Copy out the listing that follows, exact in every word, and skip the images.

── Available data

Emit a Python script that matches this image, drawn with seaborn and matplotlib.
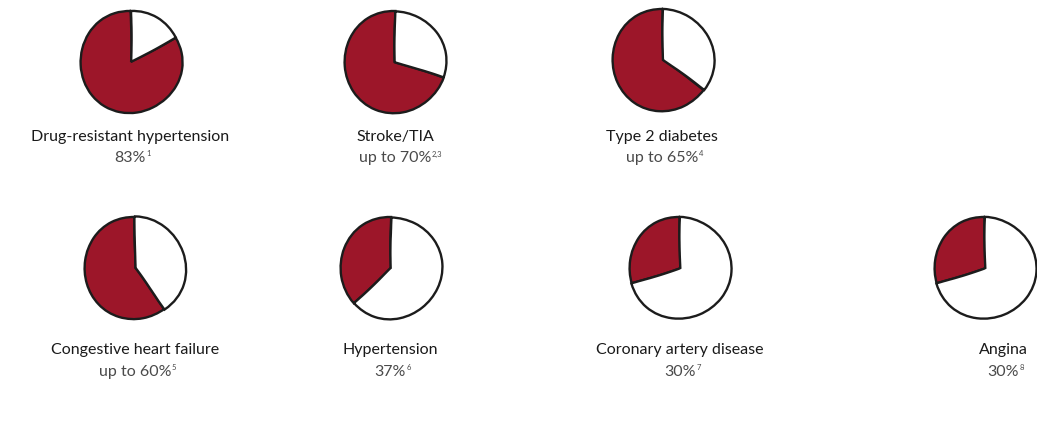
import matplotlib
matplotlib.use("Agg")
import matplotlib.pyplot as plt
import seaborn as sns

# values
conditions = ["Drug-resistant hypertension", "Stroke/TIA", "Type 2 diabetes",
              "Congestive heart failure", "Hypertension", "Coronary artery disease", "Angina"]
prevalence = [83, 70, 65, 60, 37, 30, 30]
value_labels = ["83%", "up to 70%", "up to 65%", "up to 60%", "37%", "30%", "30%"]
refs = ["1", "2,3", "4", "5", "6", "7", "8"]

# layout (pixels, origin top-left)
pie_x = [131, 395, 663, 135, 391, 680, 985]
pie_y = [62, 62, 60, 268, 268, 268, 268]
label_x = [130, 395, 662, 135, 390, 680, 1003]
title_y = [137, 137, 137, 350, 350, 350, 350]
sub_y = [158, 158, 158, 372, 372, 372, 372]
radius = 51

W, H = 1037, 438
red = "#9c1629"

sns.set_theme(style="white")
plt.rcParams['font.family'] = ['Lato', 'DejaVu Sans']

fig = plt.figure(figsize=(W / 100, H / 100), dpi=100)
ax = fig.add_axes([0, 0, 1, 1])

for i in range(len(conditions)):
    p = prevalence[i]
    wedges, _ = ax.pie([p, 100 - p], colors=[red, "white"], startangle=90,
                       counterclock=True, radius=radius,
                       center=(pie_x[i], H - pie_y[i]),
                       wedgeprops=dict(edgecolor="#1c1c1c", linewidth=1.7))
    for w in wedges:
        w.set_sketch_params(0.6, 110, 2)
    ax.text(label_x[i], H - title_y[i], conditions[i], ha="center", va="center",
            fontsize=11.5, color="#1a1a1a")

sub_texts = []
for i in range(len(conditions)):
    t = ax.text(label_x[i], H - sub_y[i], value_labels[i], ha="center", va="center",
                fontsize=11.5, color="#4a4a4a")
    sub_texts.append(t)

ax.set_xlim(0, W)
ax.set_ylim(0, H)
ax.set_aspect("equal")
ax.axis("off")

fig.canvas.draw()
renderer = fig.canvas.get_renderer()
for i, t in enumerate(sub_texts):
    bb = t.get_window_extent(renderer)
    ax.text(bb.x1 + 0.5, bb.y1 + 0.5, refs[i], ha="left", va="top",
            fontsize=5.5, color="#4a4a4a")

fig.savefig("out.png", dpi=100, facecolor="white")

────

Output for this exercise:
Emit a Python script that matches this image, drawn with seaborn and matplotlib.
import matplotlib
matplotlib.use("Agg")
import matplotlib.pyplot as plt
import seaborn as sns

# values
conditions = ["Drug-resistant hypertension", "Stroke/TIA", "Type 2 diabetes",
              "Congestive heart failure", "Hypertension", "Coronary artery disease", "Angina"]
prevalence = [83, 70, 65, 60, 37, 30, 30]
value_labels = ["83%", "up to 70%", "up to 65%", "up to 60%", "37%", "30%", "30%"]
refs = ["1", "2,3", "4", "5", "6", "7", "8"]

# layout (pixels, origin top-left)
pie_x = [131, 395, 663, 135, 391, 680, 985]
pie_y = [62, 62, 60, 268, 268, 268, 268]
label_x = [130, 395, 662, 135, 390, 680, 1003]
title_y = [137, 137, 137, 350, 350, 350, 350]
sub_y = [158, 158, 158, 372, 372, 372, 372]
radius = 51

W, H = 1037, 438
red = "#9c1629"

sns.set_theme(style="white")
plt.rcParams['font.family'] = ['Lato', 'DejaVu Sans']

fig = plt.figure(figsize=(W / 100, H / 100), dpi=100)
ax = fig.add_axes([0, 0, 1, 1])

for i in range(len(conditions)):
    p = prevalence[i]
    wedges, _ = ax.pie([p, 100 - p], colors=[red, "white"], startangle=90,
                       counterclock=True, radius=radius,
                       center=(pie_x[i], H - pie_y[i]),
                       wedgeprops=dict(edgecolor="#1c1c1c", linewidth=1.7))
    for w in wedges:
        w.set_sketch_params(0.6, 110, 2)
    ax.text(label_x[i], H - title_y[i], conditions[i], ha="center", va="center",
            fontsize=11.5, color="#1a1a1a")

sub_texts = []
for i in range(len(conditions)):
    t = ax.text(label_x[i], H - sub_y[i], value_labels[i], ha="center", va="center",
                fontsize=11.5, color="#4a4a4a")
    sub_texts.append(t)

ax.set_xlim(0, W)
ax.set_ylim(0, H)
ax.set_aspect("equal")
ax.axis("off")

fig.canvas.draw()
renderer = fig.canvas.get_renderer()
for i, t in enumerate(sub_texts):
    bb = t.get_window_extent(renderer)
    ax.text(bb.x1 + 0.5, bb.y1 + 0.5, refs[i], ha="left", va="top",
            fontsize=5.5, color="#4a4a4a")

fig.savefig("out.png", dpi=100, facecolor="white")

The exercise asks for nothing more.